Petrolia’s planner, Rob Nesbitt told town councillors the plan of subdivision for Countryview Estates was approved in 2007. The developer at the time planned to build into the 25-acre woodlot. That plan got council’s stamp of approval Nesbitt says. At the time it wasn’t designated as a significant woodland.
But both the county and the town now recognize and zone the space as a significant woodlot. The current developer, Bob Leaper, has been working with the St. Clair Region Conservation Authority, the County of Lambton and the Ministry of the Environment for months to come up with a plan to remove 17 acres of trees and leave seven acres in five strips of trees about 61 feet wide at the back of each of the new developed lots. There would also be a 120 foot wide strip of trees at the center of the development Nesbitt says.
Leaper has also completed a species at risk study and the Ministry of the Environment determined “the project will likely not contravene the species protection or habitat protection portion of the Endangered Species Act,” Nesbitt said Monday.
That coupled with the approval of the draft plan of subdivision in 2007 means the housing should be built, says Nesbitt. “Therefore, the preservation of the entire woodlot is not possible.”
But neighbours disagree. And one says he will take legal action to stop the development.
Bryce Moor has lived in Countryview Estates since 2002. He says the woodlot was one of the reasons he and his wife chose to buy their home.
Now, he’s concerned its about to be altered forever.
Moor pointed out the significant woodlot is a Carolinian woodlot.
“They also make for good marketing for the town that wants to promote itself as green,” he says.
“I don’t know of many other towns in the province of Ontario that can say that.”
Moor was also concerned about maintaining what was left of the woodlot if it is subdivided.
“If you turn it around and rely on people who buy lots and have a strip of the Carolinian forest to maintain it, I would question the long-term viability in that because once it is going to be behind the fence, potentially you have no more control over it,” says Moor.
He urged council to see the value of the woodlot to the community.
“When you have something in your backyard, you only have it once… if you take 25 acres down to a few rows of trees, basically it’s gone for good, and the opportunity that you have here with council to assess what to do with it, will be gone.”
It’s not just homeowners upset. Two local farmers suggested the woodlot should remain to be a buffer between farmland and residential lots.

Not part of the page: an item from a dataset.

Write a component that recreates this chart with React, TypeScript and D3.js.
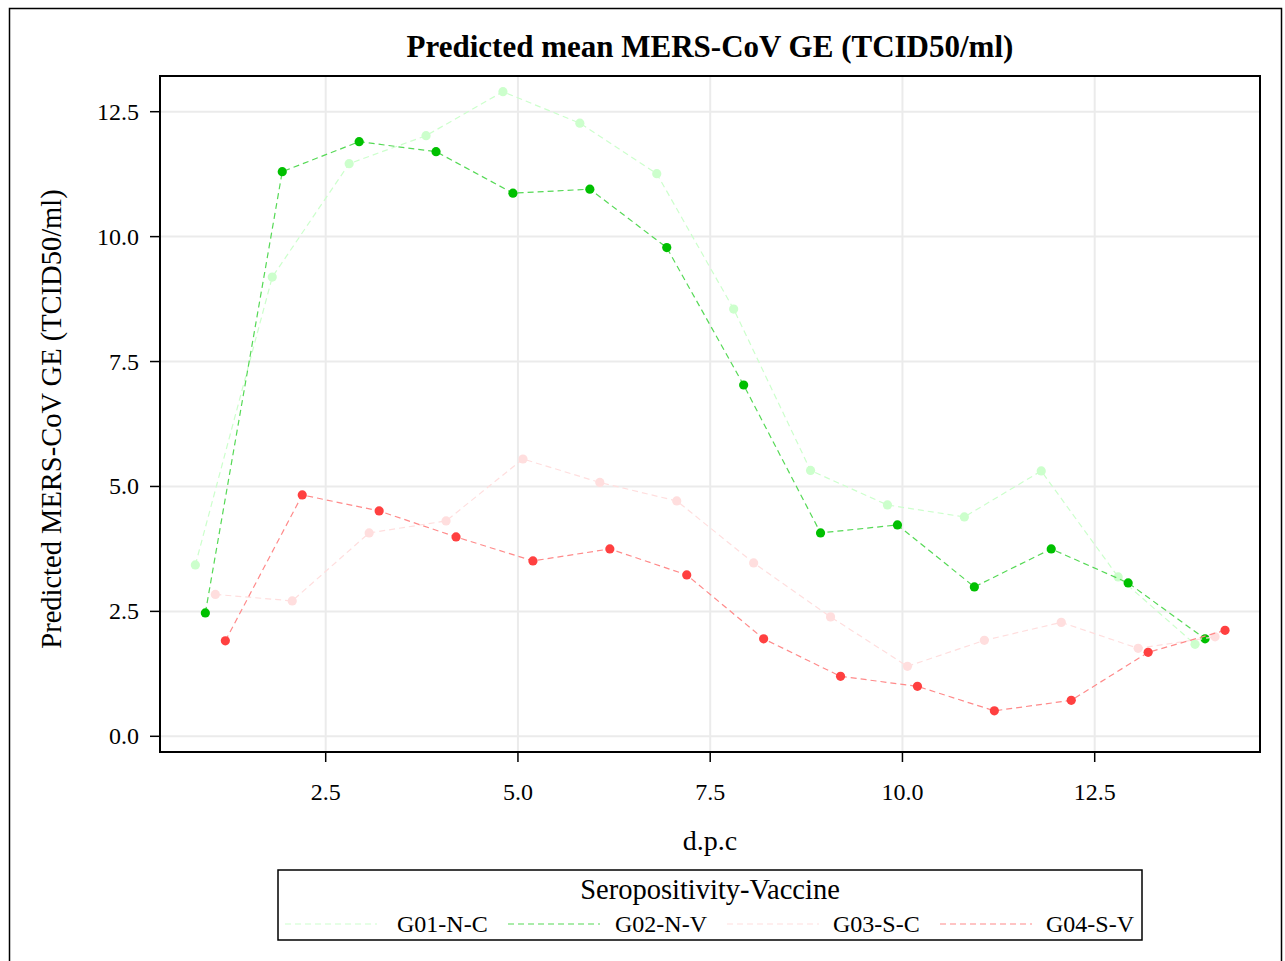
import React from "react";
import * as d3 from "d3";

const days = [1, 2, 3, 4, 5, 6, 7, 8, 9, 10, 11, 12, 13, 14];
const groupNames = ["G01-N-C", "G02-N-V", "G03-S-C", "G04-S-V"];
const groupOffsets = [-0.195, -0.065, 0.065, 0.195];
const markerColors = ["#ccffcc", "#00c000", "#ffdede", "#ff4040"];
const lineColors = ["#ccffcc", "#55d955", "#ffdede", "#ff8a8a"];

const g01 = [3.43, 9.19, 11.46, 12.02, 12.9, 12.27, 11.26, 8.55, 5.32, 4.63, 4.39, 5.31, 3.19, 1.84];
const g02 = [2.47, 11.3, 11.9, 11.7, 10.87, 10.95, 9.78, 7.03, 4.07, 4.23, 2.99, 3.75, 3.07, 1.95];
const g03 = [2.84, 2.71, 4.07, 4.31, 5.55, 5.08, 4.71, 3.47, 2.39, 1.4, 1.92, 2.28, 1.76, 1.99];
const g04 = [1.91, 4.83, 4.51, 3.99, 3.51, 3.75, 3.23, 1.95, 1.2, 1.0, 0.51, 0.72, 1.68, 2.12];
const seriesValues = [g01, g02, g03, g04];

const xTicks = [2.5, 5.0, 7.5, 10.0, 12.5];
const yTicks = [0.0, 2.5, 5.0, 7.5, 10.0, 12.5];

const title = "Predicted mean MERS-CoV GE (TCID50/ml)";
const xLabel = "d.p.c";
const yLabel = "Predicted MERS-CoV GE (TCID50/ml)";
const legendTitle = "Seropositivity-Vaccine";

const W = 1285;
const H = 961;
const plot = { left: 160, right: 1260, top: 76, bottom: 752 };
const font = "'Liberation Serif', 'Times New Roman', serif";

export default function App() {
  // calibrated: 2.5 -> 325.7, 12.5 -> 1094.7 ; 0 -> 736.3, 12.5 -> 111.7
  const xs = d3.scaleLinear().domain([2.5, 12.5]).range([325.7, 1094.7]);
  const y = d3.scaleLinear().domain([0, 12.5]).range([736.3, 111.7]);

  const line = d3
    .line<[number, number]>()
    .x((d) => xs(d[0]))
    .y((d) => y(d[1]));

  const legendItems = [
    { lx: 285, tx: 397 },
    { lx: 508, tx: 615 },
    { lx: 727, tx: 833 },
    { lx: 940, tx: 1046 },
  ];

  return (
    <svg width={W} height={H} style={{ display: "block", position: "absolute", left: 0, top: 0 }} fontFamily={font}>
      <rect x={0} y={0} width={W} height={H} fill="#fff" />
      <rect x={9.5} y={8.5} width={1272} height={H + 10} fill="none" stroke="#000" strokeWidth={1.5} />
      <text x={(plot.left + plot.right) / 2} y={57} textAnchor="middle" fontSize={31} fontWeight="bold">
        {title}
      </text>

      {/* gridlines */}
      <g stroke="#ebebeb" strokeWidth={2}>
        {xTicks.map((t) => (
          <line key={"gx" + t} x1={xs(t)} x2={xs(t)} y1={plot.top} y2={plot.bottom} />
        ))}
        {yTicks.map((t) => (
          <line key={"gy" + t} x1={plot.left} x2={plot.right} y1={y(t)} y2={y(t)} />
        ))}
      </g>

      {/* series */}
      {seriesValues.map((vals, gi) => {
        const pts: [number, number][] = days.map((d, i) => [d + groupOffsets[gi], vals[i]]);
        return (
          <g key={"s" + gi}>
            <path d={line(pts) || ""} fill="none" stroke={lineColors[gi]} strokeWidth={1.2} strokeDasharray="6,4" />
            {pts.map((p, i) => (
              <circle key={i} cx={xs(p[0])} cy={y(p[1])} r={4.6} fill={markerColors[gi]} />
            ))}
          </g>
        );
      })}

      {/* frame */}
      <rect
        x={plot.left}
        y={plot.top}
        width={plot.right - plot.left}
        height={plot.bottom - plot.top}
        fill="none"
        stroke="#000"
        strokeWidth={2}
      />

      {/* y axis */}
      {yTicks.map((t) => (
        <g key={"yt" + t}>
          <line x1={plot.left - 10} x2={plot.left} y1={y(t)} y2={y(t)} stroke="#000" strokeWidth={1.5} />
          <text x={139} y={y(t) + 8} textAnchor="end" fontSize={24}>
            {d3.format(".1f")(t)}
          </text>
        </g>
      ))}
      {/* x axis */}
      {xTicks.map((t) => (
        <g key={"xt" + t}>
          <line x1={xs(t)} x2={xs(t)} y1={plot.bottom} y2={plot.bottom + 10} stroke="#000" strokeWidth={1.5} />
          <text x={xs(t)} y={800} textAnchor="middle" fontSize={24}>
            {d3.format(".1f")(t)}
          </text>
        </g>
      ))}

      <text x={(plot.left + plot.right) / 2} y={850} textAnchor="middle" fontSize={28}>
        {xLabel}
      </text>
      <text
        transform={`translate(61, ${(plot.top + plot.bottom) / 2 + 5}) rotate(-90)`}
        textAnchor="middle"
        fontSize={28.5}
      >
        {yLabel}
      </text>

      {/* legend */}
      <rect x={278} y={870} width={864} height={70} fill="none" stroke="#000" strokeWidth={1.5} />
      <text x={710} y={899} textAnchor="middle" fontSize={28.5}>
        {legendTitle}
      </text>
      {legendItems.map((it, gi) => (
        <g key={"lg" + gi}>
          <line
            x1={it.lx}
            x2={it.lx + 92}
            y1={924}
            y2={924}
            stroke={lineColors[gi]}
            strokeWidth={1.2}
            strokeDasharray="6,4"
          />
          <text x={it.tx} y={932} fontSize={24}>
            {groupNames[gi]}
          </text>
        </g>
      ))}
    </svg>
  );
}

“Racher farms has been a successfully owned and operated livestock farm since 1935 and it has no intention of altering its operation to accommodate the proposed allure of moving more people to the immediate interface between rural life and the town. That interface has been a known source of unjustified odor complaints, light and noise pollution complaints, as well as any other inconvenience associated with the production of crops,” said Ross White, Racher’s representative.
“Regardless of what type of smoke show the developers may be suggesting, the new homeowners will feel they should all be exempt from these rule inconveniences.”
White says that will lead to friction between the Rachers, the developer, the town and the neighbours.
“The existing woodlot provides a natural buffer zone and ensures proper separation of two completely incompatible planning zones.”
White added a woodlot is too important to be sold off for profit.
“Equally disturbing as a suggestion that a single desire of a private enterprise to destroy an eco structure of a native woodlot for personal gain, would be openly welcomed by a town councillor who should be sworn to protect that space. Naturalized zones are a rare commodity within a town and are the envy of towns and cities across Canada. Petrolia appears to be willing to lose that resource by supporting a rezoning.”
White says the Rachers are willing to use any legal avenue to make sure the new lots are not approved.
The town will scheduled a second public meeting in the new year since so many of the people who came to speak against the new lots did not get a chance to speak.
Leaper says he’ll address the concerns then.